= Ragman Rolls =

Scotland legislation

The Ragman Rolls are the collection of instruments by which the nobility and gentry of Scotland subscribed allegiance to King Edward I of England, during the time between the Conference of Norham in May 1291 and the final award in favour of Balliol in November 1292; and again in 1296. Of the former of these records two copies were preserved in the Chapter House at Westminster Abbey (now in the National Archives at Kew), and it has been printed by Thomas Rymer. Another copy, preserved originally in the Tower of London, is now also in the National Archives. The latter record, containing the various acts of homage and fealty extorted by Edward from John Balliol and others in the course of his progress through Scotland in the summer of 1296 and in August at the parliament of Berwick, was published by Prynne from the copy in the Tower and now in the National Archives. Both records were printed by the Bannatyne Club in 1834.

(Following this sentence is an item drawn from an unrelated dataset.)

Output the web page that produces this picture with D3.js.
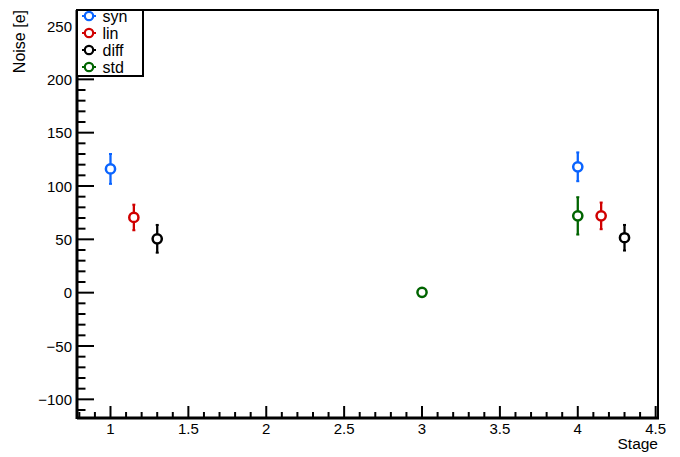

The derivation of the word ragman is described in several mixed and conflicting accounts. Various guesses as to its meaning and a list of examples of its use for legal instruments both in England and Scotland can be found in the preface to the Bannatyne Club's volume, and in Jamiesons Scottish Dictionary, s.v. Ragman. Brewer's Dictionary of Phrase and Fable defines "Ragman Roll" as follows:

originally meant the "Statute of Rageman" (De Ragemannis), a legate of Scotland, who compelled all the clergy to give a true account of their benefices, that they might be taxed at Rome accordingly. Subsequently it was applied to the four great rolls of parchment recording the acts of fealty and homage done by the Scotch nobility to Edward I. in 1296; these four rolls consisted of thirty-five pieces sewn together. The originals perished, but a record of them is preserved in the Rolls House, Chancery Lane.

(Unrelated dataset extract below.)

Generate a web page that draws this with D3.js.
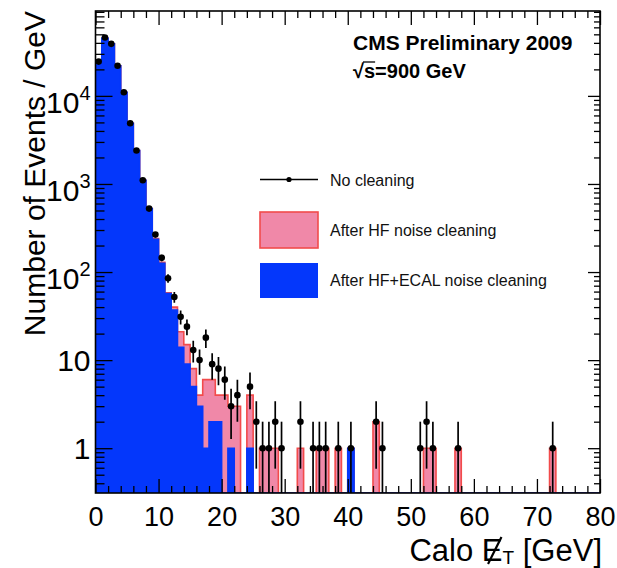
<!DOCTYPE html>
<html>
<head>
<meta charset="utf-8">
<script src="https://cdn.jsdelivr.net/npm/d3@7"></script>
<style>
  body { margin: 0; background: #fff; }
  text { font-family: "Liberation Sans", Arial, Helvetica, sans-serif; }
</style>
</head>
<body>
<div id="chart"></div>
<script>
// 1 GeV bins from 0 to 80 GeV (lower edges)
const binLow = d3.range(0, 80);

// events / GeV
const noCleaning = [
  24500, 46000, 39000, 22000, 11000, 4900, 2400, 1100, 525, 266,
  145, 85, 52, 31, 24, 13, 10, 18, 9, 8,
  6, 3, 4, 0, 5, 2, 1, 1, 2, 1,
  0, 0, 2, 0, 1, 1, 1, 0, 1, 0,
  1, 0, 0, 0, 2, 1, 0, 0, 0, 0,
  0, 1, 2, 1, 0, 0, 0, 1, 0, 0,
  0, 0, 0, 0, 0, 0, 0, 0, 0, 0,
  0, 0, 1, 0, 0, 0, 0, 0, 0, 0
];
const afterHF = [
  24500, 45000, 39000, 22000, 11000, 4900, 2400, 1100, 525, 240,
  129, 58, 40, 21, 15, 8, 4, 6, 6, 4,
  4, 3, 3, 0, 4, 0, 1, 1, 1, 0,
  0, 0, 1, 0, 0, 1, 1, 0, 1, 0,
  1, 0, 0, 0, 2, 0, 0, 0, 0, 0,
  0, 0, 1, 1, 0, 0, 0, 1, 0, 0,
  0, 0, 0, 0, 0, 0, 0, 0, 0, 0,
  0, 0, 1, 0, 0, 0, 0, 0, 0, 0
];
const afterHFECAL = [
  24500, 45000, 39000, 22000, 11000, 4900, 2400, 1100, 525, 235,
  126, 57, 37, 14, 9, 5, 3, 1, 2, 2,
  0, 1, 0, 0, 1, 0, 0, 0, 0, 0,
  0, 0, 0, 0, 0, 0, 0, 0, 0, 0,
  1, 0, 0, 0, 0, 0, 0, 0, 0, 0,
  0, 0, 0, 0, 0, 0, 0, 0, 0, 0,
  0, 0, 0, 0, 0, 0, 0, 0, 0, 0,
  0, 0, 0, 0, 0, 0, 0, 0, 0, 0
];

const xTicks = [0, 10, 20, 30, 40, 50, 60, 70, 80];
const yTicks = [1, 10, 100, 1000, 10000];
const yTickLabels = [["1", ""], ["10", ""], ["10", "2"], ["10", "3"], ["10", "4"]];

const legendItems = ["No cleaning", "After HF noise cleaning", "After HF+ECAL noise cleaning"];

// dimensions
const dim = {
  width: 504.5,
  height: 482,
  margin: { top: 11, right: 17, bottom: 75, left: 95.5 }
};
const yMin = 0.31, yMax = 92000;

const colors = {
  pink: "#f088a8",
  red: "#f24b4b",
  blue: "#0437fb"
};

const root = d3.select("#chart")
  .append("svg")
    .attr("width", dim.width + dim.margin.left + dim.margin.right)
    .attr("height", dim.height + dim.margin.top + dim.margin.bottom);

const svg = root.append("g")
  .attr("transform", `translate(${dim.margin.left}, ${dim.margin.top})`);

// scales
const xScale = d3.scaleLinear().domain([0, 80]).range([0, dim.width]);
const yScale = d3.scaleLog().domain([yMin, yMax]).range([dim.height, 0]);
const yv = v => yScale(v > 0 ? Math.max(v, yMin) : yMin);

svg.append("clipPath").attr("id", "plot-clip")
  .append("rect").attr("width", dim.width).attr("height", dim.height);

const plot = svg.append("g").attr("clip-path", "url(#plot-clip)");

// histogram steps
function steps(values) {
  const pts = binLow.map((b, i) => ({ x: b, v: values[i] }));
  pts.push({ x: 80, v: values[values.length - 1] });
  return pts;
}
const area = d3.area().curve(d3.curveStepAfter)
  .x(d => xScale(d.x)).y0(dim.height).y1(d => yv(d.v));
const outline = d3.line().curve(d3.curveStepAfter)
  .x(d => xScale(d.x)).y(d => yv(d.v));

plot.append("path").datum(steps(afterHF))
  .attr("d", area).attr("fill", colors.pink);
plot.append("path").datum(steps(afterHF))
  .attr("d", outline).attr("fill", "none")
  .attr("stroke", colors.red).attr("stroke-width", 1.6);

plot.append("path").datum(steps(afterHFECAL))
  .attr("d", area).attr("fill", colors.blue);
plot.append("path").datum(steps(afterHFECAL))
  .attr("d", outline).attr("fill", "none")
  .attr("stroke", colors.blue).attr("stroke-width", 1.6);

// data points with sqrt(N) errors
const pts = binLow.map((b, i) => ({ x: b + 0.5, v: noCleaning[i] })).filter(d => d.v > 0);

plot.append("g").selectAll("line")
  .data(pts)
  .join("line")
    .attr("x1", d => xScale(d.x)).attr("x2", d => xScale(d.x))
    .attr("y1", d => yv(d.v - Math.sqrt(d.v)))
    .attr("y2", d => yv(d.v + Math.sqrt(d.v)))
    .attr("stroke", "#000").attr("stroke-width", 1.7);

plot.append("g").selectAll("circle")
  .data(pts)
  .join("circle")
    .attr("cx", d => xScale(d.x)).attr("cy", d => yv(d.v))
    .attr("r", 3.3).attr("fill", "#000");

// axes
const minorX = d3.range(0, 81, 2).filter(d => d % 10 !== 0);
const minorY = [];
[-1, 0, 1, 2, 3, 4].forEach(p => {
  for (let m = 2; m <= 9; m++) {
    const v = m * Math.pow(10, p);
    if (v > yMin && v < yMax) minorY.push(v);
  }
});

function tidy(g) {
  g.select(".domain").remove();
  g.selectAll(".tick line").attr("stroke", "#000").attr("stroke-width", 1.3);
}

svg.append("g")
  .attr("transform", `translate(0, ${dim.height})`)
  .call(d3.axisBottom(xScale).tickValues(xTicks).tickSize(-14).tickPadding(14).tickFormat(d3.format("d")))
  .call(tidy)
  .call(g => g.selectAll("text").attr("font-size", 27).attr("fill", "#000")
    .attr("font-family", "'Liberation Sans', Arial, sans-serif"));

svg.append("g")
  .attr("transform", `translate(0, ${dim.height})`)
  .call(d3.axisBottom(xScale).tickValues(minorX).tickSize(-7).tickFormat(""))
  .call(tidy);

svg.append("g")
  .call(d3.axisTop(xScale).tickValues(xTicks).tickSize(-14).tickFormat(""))
  .call(tidy);
svg.append("g")
  .call(d3.axisTop(xScale).tickValues(minorX).tickSize(-7).tickFormat(""))
  .call(tidy);

svg.append("g")
  .call(d3.axisLeft(yScale).tickValues(yTicks).tickSize(-17).tickFormat(""))
  .call(tidy);
svg.append("g")
  .call(d3.axisLeft(yScale).tickValues(minorY).tickSize(-9).tickFormat(""))
  .call(tidy);

svg.append("g")
  .attr("transform", `translate(${dim.width}, 0)`)
  .call(d3.axisRight(yScale).tickValues(yTicks).tickSize(-12).tickFormat(""))
  .call(tidy);
svg.append("g")
  .attr("transform", `translate(${dim.width}, 0)`)
  .call(d3.axisRight(yScale).tickValues(minorY).tickSize(-6).tickFormat(""))
  .call(tidy);

// y labels with exponents
const yLab = svg.append("g").selectAll("text")
  .data(yTicks)
  .join("text")
    .attr("x", -5)
    .attr("y", (d, i) => yScale(d) + (yTickLabels[i][1] ? 17 : 11))
    .attr("text-anchor", "end")
    .attr("font-size", 30)
    .attr("fill", "#000");
yLab.append("tspan").text((d, i) => yTickLabels[i][0]);
yLab.filter((d, i) => yTickLabels[i][1] !== "")
  .append("tspan")
    .attr("dy", -13)
    .attr("font-size", 20)
    .text(d => yTickLabels[yTicks.indexOf(d)][1]);

// frame
svg.append("rect")
  .attr("width", dim.width).attr("height", dim.height)
  .attr("fill", "none").attr("stroke", "#000").attr("stroke-width", 1.6);

// axis titles
root.append("text")
  .attr("transform", "translate(45, 11) rotate(-90)")
  .attr("text-anchor", "end")
  .attr("font-size", 30)
  .text("Number of Events / GeV");

const xt = root.append("text")
  .attr("x", 602).attr("y", 560.5)
  .attr("text-anchor", "end")
  .attr("font-size", 31);
xt.append("tspan").text("Calo E");
xt.append("tspan").attr("font-size", 19).attr("dy", 3).text("T");
xt.append("tspan").attr("dy", -3).text(" [GeV]");
const e0 = xt.node().getStartPositionOfChar(5);
const e1 = xt.node().getEndPositionOfChar(5);
root.append("line")
  .attr("x1", e0.x + (e1.x - e0.x) * 0.3).attr("y1", 564)
  .attr("x2", e0.x + (e1.x - e0.x) * 0.95).attr("y2", 537)
  .attr("stroke", "#000").attr("stroke-width", 2.2);

// CMS label
root.append("text")
  .attr("x", 353).attr("y", 50)
  .attr("font-size", 21).attr("font-weight", "bold")
  .text("CMS Preliminary 2009");
const sq = root.append("text")
  .attr("x", 353).attr("y", 78)
  .attr("font-size", 20).attr("font-weight", "bold")
  .text("√s=900 GeV");
const s0 = sq.node().getStartPositionOfChar(1);
const s1 = sq.node().getEndPositionOfChar(1);
root.append("line")
  .attr("x1", s0.x - 1).attr("x2", s1.x)
  .attr("y1", 62).attr("y2", 62)
  .attr("stroke", "#000").attr("stroke-width", 1.3);

// legend
const leg = root.append("g");
leg.append("line")
  .attr("x1", 260).attr("x2", 318).attr("y1", 179.5).attr("y2", 179.5)
  .attr("stroke", "#000").attr("stroke-width", 1.6);
leg.append("circle").attr("cx", 289).attr("cy", 179.5).attr("r", 2.6).attr("fill", "#000");
leg.append("rect")
  .attr("x", 260).attr("y", 212).attr("width", 58).attr("height", 36)
  .attr("fill", colors.pink).attr("stroke", colors.red).attr("stroke-width", 1.6);
leg.append("rect")
  .attr("x", 260).attr("y", 263).attr("width", 58).attr("height", 35)
  .attr("fill", colors.blue);
leg.selectAll("text.item")
  .data(legendItems)
  .join("text")
    .attr("class", "item")
    .attr("x", 330)
    .attr("y", (d, i) => [180, 230, 280.5][i])
    .attr("dy", "0.35em")
    .attr("font-size", 16)
    .attr("fill", "#111")
    .text(d => d);
</script>
</body>
</html>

The name ragman roll survives in the colloquial rigmarole, a lengthy and complicated statement or procedure. Merriam Webster gives a very different account of the origin of rigmarole, suggesting the source to be a medieval game of verse called a Ragman Roll, after a fictional king purported to be the author of the verses. The name of Ragman has been sometimes confined to the record of 1296. There is an account of this given in Calendar of Documents relating to Scotland preserved in the Public Record Office, London. According to the Oxford Dictionary of English Manuscript Terminology, the term "ragman" was used of documents containing numerous pendent seals.